Изменить размер шрифта - +

Евреи в руках поляков: «Погром… голый, едва дышащий старик-пророк, зарубленная старуха, ребенок с отрубленными пальцами, многие едва дышат, смрадный запах крови, все перевернуто, хаос, мать над зарубленным сыном, старуха, свернувшаяся калачиком, четыре человека в одной хижине, грязь, кровь под черной бородой, так в крови и лежат».

Евреи в руках большевиков: «Главное — наши ходят равнодушно и пограбливают где можно, сдирают с изрубленных. Ненависть одинаковая, казаки те же, жестокость та же, армии разные, какая ерунда. Жизнь местечек. Спасения нет. Все губят…» «Ночью наши грабили, в синагоге выбросили свитки Торы и забрали бархатные мешки для седел. Ординарец военкома рассматривает тефилин, хочет забрать ремешки». Дневник сокрушается: «Какая мощная и прелестная жизнь нации здесь была. Судьба еврейства».

И: «Я чужой». И снова: «…не свой, я одинок, едем дальше… забирают [грабят] через 5 минут после приезда, какие-то бабы бьются, причитают, рыдают невыносимо, тяжко от непрекращающихся ужасов… [я] вырвал поляницу из рук сына крестьянки». Он делает это механически, без сожалений.

«Как мы едим, — записывает он. — <…> Прибытие красноармейцев в деревню, обшаривают, варят, всю ночь трещат печи, страдают хозяйские дочки» (мы знаем, как истолковать эту фразу). 3 августа Бабель вырвал хлеб из рук ребенка — так сказать, завтрак на ходу. А десять дней назад, 24 июля, он и его спутник Прищепа, барахольщик, безграмотный сифилитик, ворвались в местечко Демидовка. Это суббота, когда евреям запрещено зажигать огонь, и, кроме того, канун поста 9 ава, торжественного дня в память о разрушении Храма в Иерусалиме. Прищепа заставляет жарить картошку. Гордая мать, дочери в белых чулках, ученый сын — все в ужасе: суббота, — протестуют они, — нельзя копать картошку, а, кроме того, вечером начинается пост. Прищепа взрывается: «Жиды, мать, весь арсенал», — и они копают картошку, разжигают печь.

Бабель страдальчески наблюдает это и ничего не говорит: «Я молчу, потому что я русский», — вдруг Прищепа поймет, что Лютов тоже жид. «Мы едим, как волы, жареный картофель и по 5 стаканов кофе.

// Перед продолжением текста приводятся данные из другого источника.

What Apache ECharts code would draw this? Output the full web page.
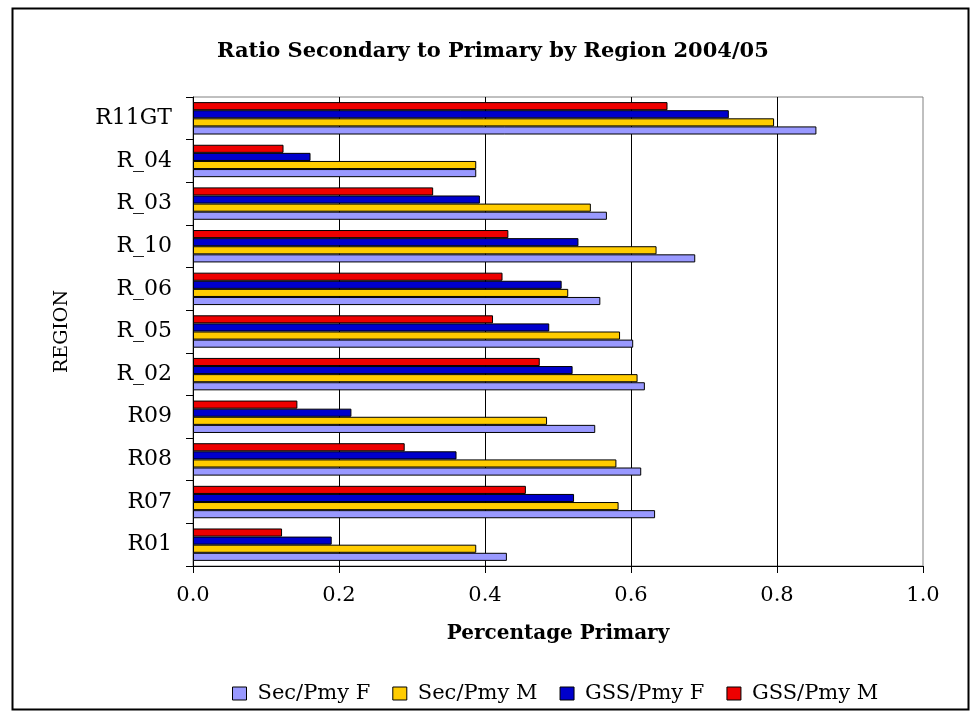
<!DOCTYPE html>
<html>
<head>
<meta charset="utf-8">
<title>Ratio Secondary to Primary by Region 2004/05</title>
<script src="https://cdn.jsdelivr.net/npm/echarts@6/dist/echarts.min.js"></script>
<style>
  html, body { margin: 0; padding: 0; background: #ffffff; }
  #chart { width: 971px; height: 713px; }
</style>
</head>
<body>
<div id="chart"></div>
<script>
// Regions, listed bottom to top on the category axis
const regions = ['R01', 'R07', 'R08', 'R09', 'R_02', 'R_05', 'R_06', 'R_10', 'R_03', 'R_04', 'R11GT'];

// Ratios per region (same order as regions)
const secPmyF = [0.430, 0.633, 0.614, 0.551, 0.619, 0.603, 0.558, 0.688, 0.567, 0.388, 0.854];
const secPmyM = [0.388, 0.583, 0.580, 0.485, 0.609, 0.585, 0.514, 0.635, 0.545, 0.388, 0.796];
const gssPmyF = [0.190, 0.522, 0.361, 0.217, 0.520, 0.488, 0.505, 0.528, 0.393, 0.161, 0.734];
const gssPmyM = [0.122, 0.456, 0.290, 0.143, 0.475, 0.411, 0.424, 0.432, 0.329, 0.124, 0.650];

const seriesNames = ['Sec/Pmy F', 'Sec/Pmy M', 'GSS/Pmy F', 'GSS/Pmy M'];
const seriesColors = ['#9999FF', '#FFCC00', '#0000CC', '#EE0000'];
const seriesValues = [secPmyF, secPmyM, gssPmyF, gssPmyM];

// Axis ticks
const xMin = 0, xMax = 1, xStep = 0.2;

const FONT = 'DejaVu Serif';

const chart = echarts.init(document.getElementById('chart'), null, { renderer: 'canvas' });

// Within each band the first series sits at the top, so feed them in reverse
// to stack Sec/Pmy F at the bottom and GSS/Pmy M at the top.
const series = seriesNames.map((name, i) => ({
  name: name,
  type: 'bar',
  data: seriesValues[i],
  barGap: '0%',
  barCategoryGap: '24%',
  itemStyle: { color: seriesColors[i], borderColor: '#000000', borderWidth: 1 },
  emphasis: { disabled: true },
  animation: false
})).reverse();

chart.setOption({
  animation: false,
  backgroundColor: '#ffffff',
  title: {
    text: 'Ratio Secondary to Primary by Region 2004/05',
    left: 212,
    top: 36,
    textStyle: { fontFamily: FONT, fontWeight: 'bold', fontSize: 21, color: '#000000' }
  },
  legend: {
    data: seriesNames,
    left: 227,
    top: 678,
    icon: 'rect',
    itemWidth: 14,
    itemHeight: 13,
    itemGap: 22,
    itemStyle: { borderColor: '#000000', borderWidth: 1 },
    textStyle: { fontFamily: FONT, fontSize: 21, color: '#000000', padding: [0, 0, 0, 6] },
    selectedMode: false
  },
  grid: {
    left: 193,
    right: 48,
    top: 97,
    bottom: 147,
    show: true,
    borderColor: '#808080',
    borderWidth: 1,
    backgroundColor: 'transparent'
  },
  xAxis: {
    type: 'value',
    min: xMin,
    max: xMax,
    interval: xStep,
    name: 'Percentage Primary',
    nameLocation: 'middle',
    nameGap: 58,
    nameTextStyle: { fontFamily: FONT, fontWeight: 'bold', fontSize: 20, color: '#000000' },
    axisLine: { show: true, lineStyle: { color: '#000000', width: 1 } },
    axisTick: { show: true, length: 7, lineStyle: { color: '#000000' } },
    axisLabel: {
      fontFamily: FONT, fontSize: 21, color: '#000000', margin: 19,
      formatter: v => v.toFixed(1)
    },
    splitLine: { show: true, showMaxLine: false, lineStyle: { color: '#000000', width: 1 } }
  },
  yAxis: {
    type: 'category',
    data: regions,
    name: 'REGION',
    nameLocation: 'middle',
    nameRotate: 90,
    nameGap: 121,
    nameTextStyle: { fontFamily: FONT, fontSize: 19, color: '#000000' },
    axisLine: { show: true, lineStyle: { color: '#000000', width: 1 } },
    axisTick: { show: true, length: 7, inside: false, lineStyle: { color: '#000000' } },
    axisLabel: { fontFamily: FONT, fontSize: 22, color: '#000000', margin: 21 },
    splitLine: { show: false }
  },
  graphic: [{
    type: 'rect',
    shape: { x: 12.5, y: 8.5, width: 956, height: 701 },
    style: { fill: 'none', stroke: '#000000', lineWidth: 2 },
    silent: true,
    z: 100
  }],
  series: series
});
</script>
</body>
</html>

Потеем, все нам подносят, все это ужасно, я рассказываю небылицы о большевизме». Наступает ночь, мать рыдает, сидя на полу, сын поет, объясняет историю разрушения Храма — плач Иеремии, «едят кал, девушки обесчещены, мужи убиты, Израиль подбит». Бабель слушает и понимает каждое слово иврита. «Демидовка, ночь, казаки, всё как тогда, когда разрушали храм, — подытоживает он. — Иду спать на дворе, вонючем и мокром».

Вот он, Новый Советский Человек, вонючий, урна небылиц, неверующий — и при этом соучастник. По словам Натальи Бабель, ничто «не могло подорвать в нем сознания, что он принадлежит России и должен разделить судьбу своих соотечественников. То, что во многих других вызвало бы только страх и ужас, в нем пробудило чувство долга и своего рода слепой героизм». В безжалостном свете дневника — насилие за насилием — трудно не оспорить это заключение. Отчаяние и глубокий цинизм плохо сочетаются с чувством долга. Героическим или нет назовем мы путешествие Бабеля с казаками — и большевизмом, — он был чем угодно, только не слепым. Он видел, и видел, и видел.

Может быть так, что привычка к лицедейству, привычка к обману, привычка к маскам приведет к тому, что человек станет тем, кого изображает. А может быть, сознание «я чужой» одержит верх над тайным удовольствием от того, что ты избавился от устойчивой личности. Так или иначе, дневник не лжет. Эти сцены, соединенные запятыми торопливее, чем вдохи-выдохи, мчатся, как горная река в ущелье, с одного берега — необузданность буйных людей, с другого — печальная свобода чужака.